Bengio, Y. 2009. “Learning deep architectures for AI”, Foundations and trends® in Machine Learning 2(1):1-127.

Bengio, Y., A. Courville and P. Vincent. 2013. “Representation learning: A review and new perspectives”, IEEE transactions on pattern analysis and machine intelligence 35(8):1798-1828.

Gabrielli, A. and M. Wüthrich. 2018. “An Individual Claims History Simulation Machine”, Risks 6(2):29.

Gao, G., S. Meng and M. Wüthrich. 2018. Claims Frequency Modeling Using Telematics Car Driving Data. SSRN. https://papers.ssrn.com/sol3/papers.cfm?abstract_id=3102371. Accessed: 29 June 2018.

Gao, G. and M. Wüthrich. 2017. Feature Extraction from Telematics Car Driving Heatmaps. SSRN. https://papers.ssrn.com/sol3/papers.cfm?abstract_id=3070069. Accessed: June 29 2018.

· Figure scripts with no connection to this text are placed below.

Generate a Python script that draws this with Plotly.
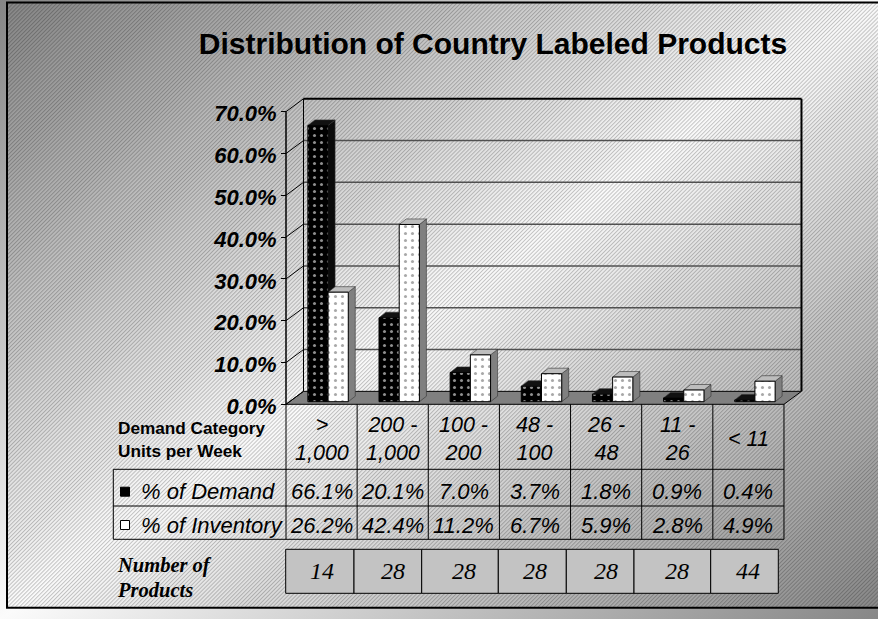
import base64
import plotly.graph_objects as go

# ---------------- data ----------------
categories = ["&gt;<br>1,000", "200 -<br>1,000", "100 -<br>200", "48 -<br>100",
              "26 -<br>48", "11 -<br>26", "&lt; 11"]
demand = [66.1, 20.1, 7.0, 3.7, 1.8, 0.9, 0.4]
inventory = [26.2, 42.4, 11.2, 6.7, 5.9, 2.8, 4.9]
num_products = [14, 28, 28, 28, 28, 28, 44]
y_ticks = [0, 10, 20, 30, 40, 50, 60, 70]
series_names = ["% of Demand", "% of Inventory"]

# ---------------- geometry / style ----------------
W, H = 878, 619
def px(x): return x / W
def py(y): return 1 - y / H

X0_PX = 286.0      # front plane left edge (category -0.5)
CAT_PX = 71.14     # pixels per category
Y0_PX = 404.3      # front plane 0 %
PCT_PX = 4.18      # pixels per percent
PLOT_L, PLOT_R, PLOT_T, PLOT_B = 276, 810, 90, 412

xr = [-0.5 - (X0_PX - PLOT_L) / CAT_PX, -0.5 + (PLOT_R - X0_PX) / CAT_PX]
yr = [-(PLOT_B - Y0_PX) / PCT_PX, (Y0_PX - PLOT_T) / PCT_PX]
BAR_LIFT = 2.6 / PCT_PX
y2r = [yr[0] - BAR_LIFT, yr[1] - BAR_LIFT]

DX = 17.5 / CAT_PX   # depth offset of back wall
DY = 3.1             # in percent units
SDX = 7.0 / CAT_PX   # bar depth
SDY = 5.5 / PCT_PX
BAR_W = 20.2 / CAT_PX
OFF_BLACK = -13.7 / CAT_PX
OFF_WHITE = OFF_BLACK + BAR_W

FONT = "Liberation Sans"
SERIF = "Liberation Serif"

# ---------------- background image ----------------
svg = f'''<svg xmlns="http://www.w3.org/2000/svg" width="{W}" height="{H}" viewBox="0 0 {W} {H}">
<defs>
<linearGradient id="g" x1="0" y1="0" x2="1" y2="1">
<stop offset="0" stop-color="#858585"/>
<stop offset="0.5" stop-color="#fbfbfb"/>
<stop offset="1" stop-color="#878787"/>
</linearGradient>
<pattern id="h" width="2.8" height="2.8" patternUnits="userSpaceOnUse" patternTransform="rotate(45)">
<rect x="0" y="0" width="1" height="2.8" fill="#000" fill-opacity="0.22"/>
</pattern>
</defs>
<rect x="0" y="0" width="{W}" height="{H}" fill="url(#g)"/>
<rect x="7" y="2.5" width="{W-7}" height="605" fill="url(#h)"/>
</svg>'''
bg_uri = "data:image/svg+xml;base64," + base64.b64encode(svg.encode()).decode()

fig = go.Figure()

fig.add_trace(go.Bar(
    x=list(range(len(categories))), y=demand, yaxis="y2", name=series_names[0],
    width=BAR_W, offset=OFF_BLACK,
    marker=dict(color="black", line=dict(color="black", width=1),
                pattern=dict(shape=".", fgcolor="#8f8f8f", bgcolor="black",
                             size=7, solidity=0.15, fillmode="replace")),
    hoverinfo="skip"))
fig.add_trace(go.Bar(
    x=list(range(len(categories))), y=inventory, yaxis="y2", name=series_names[1],
    width=BAR_W, offset=OFF_WHITE,
    marker=dict(color="white", line=dict(color="black", width=1),
                pattern=dict(shape=".", fgcolor="#a8a8a8", bgcolor="white",
                             size=7, solidity=0.15, fillmode="replace")),
    hoverinfo="skip"))

shapes = []
# floor
shapes.append(dict(type="path", xref="x", yref="y", layer="below",
                   path=f"M {-0.5},0 L {6.5},0 L {6.5+DX},{DY} L {-0.5+DX},{DY} Z",
                   fillcolor="#808080", line=dict(color="black", width=1)))
# back wall gridlines
for v in y_ticks[1:-1]:
    shapes.append(dict(type="line", xref="x", yref="y", layer="below",
                       x0=-0.5 + DX, x1=6.5 + DX, y0=v + DY, y1=v + DY,
                       line=dict(color="#505050", width=1.5)))
# left wall slanted tick lines
for v in y_ticks:
    shapes.append(dict(type="line", xref="x", yref="y", layer="below",
                       x0=-0.5, x1=-0.5 + DX, y0=v, y1=v + DY,
                       line=dict(color="black", width=1)))
# back wall frame
shapes.append(dict(type="line", xref="x", yref="y", layer="below",
                   x0=-0.5 + DX, x1=6.5 + DX, y0=70 + DY, y1=70 + DY,
                   line=dict(color="black", width=2)))
shapes.append(dict(type="line", xref="x", yref="y", layer="below",
                   x0=-0.5 + DX, x1=-0.5 + DX, y0=DY, y1=70 + DY,
                   line=dict(color="black", width=1)))
shapes.append(dict(type="line", xref="x", yref="y", layer="below",
                   x0=6.5 + DX, x1=6.5 + DX, y0=DY, y1=70 + DY,
                   line=dict(color="black", width=2)))
# front axis line
shapes.append(dict(type="line", xref="x", yref="y", layer="below",
                   x0=-0.5, x1=-0.5, y0=0, y1=70,
                   line=dict(color="black", width=1.5)))

# 3D faces of bars
def faces(values, off, side_col, top_col):
    out = []
    for i, v in enumerate(values):
        xl = i + off
        xrr = xl + BAR_W
        out.append(dict(type="path", xref="x", yref="y2", layer="below",
                        path=f"M {xrr},0 L {xrr+SDX},{SDY} L {xrr+SDX},{v+SDY} L {xrr},{v} Z",
                        fillcolor=side_col, line=dict(color="#333", width=0.6)))
        out.append(dict(type="path", xref="x", yref="y2", layer="below",
                        path=f"M {xl},{v} L {xl+SDX},{v+SDY} L {xrr+SDX},{v+SDY} L {xrr},{v} Z",
                        fillcolor=top_col, line=dict(color="#333", width=0.6)))
    return out
shapes += faces(demand, OFF_BLACK, "#0a0a0a", "#111111")
shapes += faces(inventory, OFF_WHITE, "#808080", "#bdbdbd")

# ---------------- data table ----------------
ROW_TOP, ROW1, ROW2, ROW3 = Y0_PX, 469.3, 506.0, 539.3
TABLE_LEFT = 113.3
for yy in (ROW1, ROW2, ROW3):
    shapes.append(dict(type="line", xref="paper", yref="paper",
                       x0=px(TABLE_LEFT), x1=px(X0_PX + 7 * CAT_PX), y0=py(yy), y1=py(yy),
                       line=dict(color="black", width=1)))
shapes.append(dict(type="line", xref="paper", yref="paper",
                   x0=px(TABLE_LEFT), x1=px(TABLE_LEFT), y0=py(ROW1), y1=py(ROW3),
                   line=dict(color="black", width=1)))
for k in range(len(categories) + 1):
    shapes.append(dict(type="line", xref="x", yref="paper",
                       x0=k - 0.5, x1=k - 0.5, y0=py(ROW_TOP), y1=py(ROW3),
                       line=dict(color="black", width=1)))
# legend keys
for yy, col in ((491.7, "black"), (525.0, "white")):
    shapes.append(dict(type="rect", xref="paper", yref="paper",
                       x0=px(120.5), x1=px(129.5), y0=py(yy + 4.5), y1=py(yy - 4.5),
                       fillcolor=col, line=dict(color="black", width=1)))

# number of products box
NP_EDGES = [285.7, 354.0, 421.7, 498.3, 566.3, 634.0, 710.7, 778.3]
NP_TOP, NP_BOT = 549.3, 593.3
for a, b in zip(NP_EDGES[:-1], NP_EDGES[1:]):
    shapes.append(dict(type="rect", xref="paper", yref="paper",
                       x0=px(a), x1=px(b), y0=py(NP_BOT), y1=py(NP_TOP),
                       fillcolor="#c3c3c3", line=dict(color="black", width=1)))

# outer frame
shapes.append(dict(type="rect", xref="paper", yref="paper",
                   x0=px(7), x1=px(W + 5), y0=py(607.7), y1=py(2.5),
                   fillcolor="rgba(0,0,0,0)", line=dict(color="black", width=2)))

ann = []
def txt(x, y, s, size, xref="paper", xanchor="center", family=FONT):
    ann.append(dict(x=x, y=y, xref=xref, yref="paper", text=s, showarrow=False,
                    xanchor=xanchor, yanchor="middle",
                    font=dict(family=family, size=size, color="black")))

for i, c in enumerate(categories):
    txt(i, py(439), f"<i>{c}</i>", 21.5, xref="x")
    txt(i, py(491.7), f"<i>{demand[i]:.1f}%</i>", 22, xref="x")
    txt(i, py(525.0), f"<i>{inventory[i]:.1f}%</i>", 22, xref="x")
    txt(i, py(571.3), f"<i>{num_products[i]}</i>", 24, xref="x", family=SERIF)

txt(px(116), py(427.5), "<b>Demand Category</b>", 17.2, xanchor="left")
txt(px(116), py(450.5), "<b>Units per Week</b>", 17.2, xanchor="left")
txt(px(139), py(491.7), f"<i>{series_names[0]}</i>", 22, xanchor="left")
txt(px(139), py(525.0), f"<i>{series_names[1]}</i>", 22, xanchor="left")
txt(px(115), py(565), "<b><i>Number of</i></b>", 20.5, xanchor="left", family=SERIF)
txt(px(115), py(590), "<b><i>Products</i></b>", 20.5, xanchor="left", family=SERIF)

fig.update_layout(
    width=W, height=H, autosize=False,
    margin=dict(l=0, r=0, t=0, b=0, autoexpand=False),
    paper_bgcolor="rgba(0,0,0,0)", plot_bgcolor="rgba(0,0,0,0)",
    showlegend=False, barmode="overlay",
    font=dict(family=FONT, color="black"),
    title=dict(text="<b>Distribution of Country Labeled Products</b>",
               x=px(493), y=py(43), xanchor="center", yanchor="middle",
               font=dict(family=FONT, size=30, color="black")),
    xaxis=dict(domain=[px(PLOT_L), px(PLOT_R)], range=xr, visible=False,
               automargin=False),
    yaxis=dict(domain=[py(PLOT_B), py(PLOT_T)], range=yr, anchor="free",
               position=px(X0_PX), tickvals=y_ticks,
               ticktext=[f"<b><i>{v:.1f}%</i></b>" for v in y_ticks],
               tickfont=dict(family=FONT, size=22, color="black"),
               ticks="outside", ticklen=5, tickcolor="black", tickwidth=1,
               ticklabelshift=2, automargin=False,
               showgrid=False, zeroline=False, showline=False),
    yaxis2=dict(domain=[py(PLOT_B), py(PLOT_T)], range=y2r, overlaying="y",
                visible=False, automargin=False),
    shapes=shapes, annotations=ann,
    images=[dict(source=bg_uri, xref="paper", yref="paper", x=0, y=1,
                 sizex=1, sizey=1, sizing="stretch", layer="below",
                 xanchor="left", yanchor="top")],
)

fig.write_html("out.html", config={"displayModeBar": False},
               post_script="document.body.style.margin='0';"
                           "document.body.style.overflow='hidden';"
                           "document.documentElement.style.overflow='hidden';")
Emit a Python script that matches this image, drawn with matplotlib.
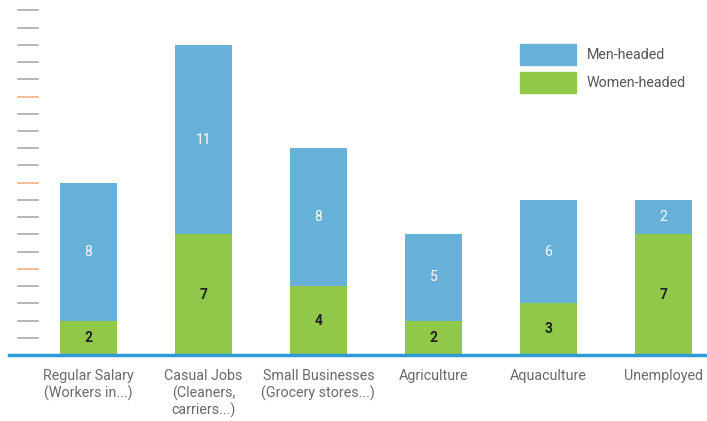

Hinton, G. and R. Salakhutdinov. 2006. “Reducing the dimensionality of data with neural networks”, Science 313(5786):504-507.

Mikolov, T., I. Sutskever, K. Chen, G. Corrado et al. 2013. “Distributed representations of words and phrases and their compositionality,” Paper presented at Advances in neural information processing systems. 3111-3119.

Noll, A., R. Salzmann and M. Wüthrich. 2018. Case Study: French Motor Third-Party Liability Claims. SSRN. https://ssrn.com/abstract=3164764 Accessed: 17 June 2018.

Wüthrich, M. 2018a. Neural networks applied to chain-ladder reserving. SSRN. https://papers.ssrn.com/sol3/papers.cfm?abstract_id=2966126. Accessed: 1 July 2018.

Wüthrich, M. 2018b. v-a Heatmap Simulation Machine. https://people.math.ethz.ch/~wueth/simulation.html. Accessed: 1 July 2018.

Wüthrich, M. and C. Buser. 2018. Data analytics for non-life insurance pricing. Swiss Finance Institute Research Paper. https://ssrn.com/abstract=2870308. Accessed: 17 June 2018.

Wüthrich, M.V. 2017. “Covariate selection from telematics car driving data”, European Actuarial Journal 7(1):89-108.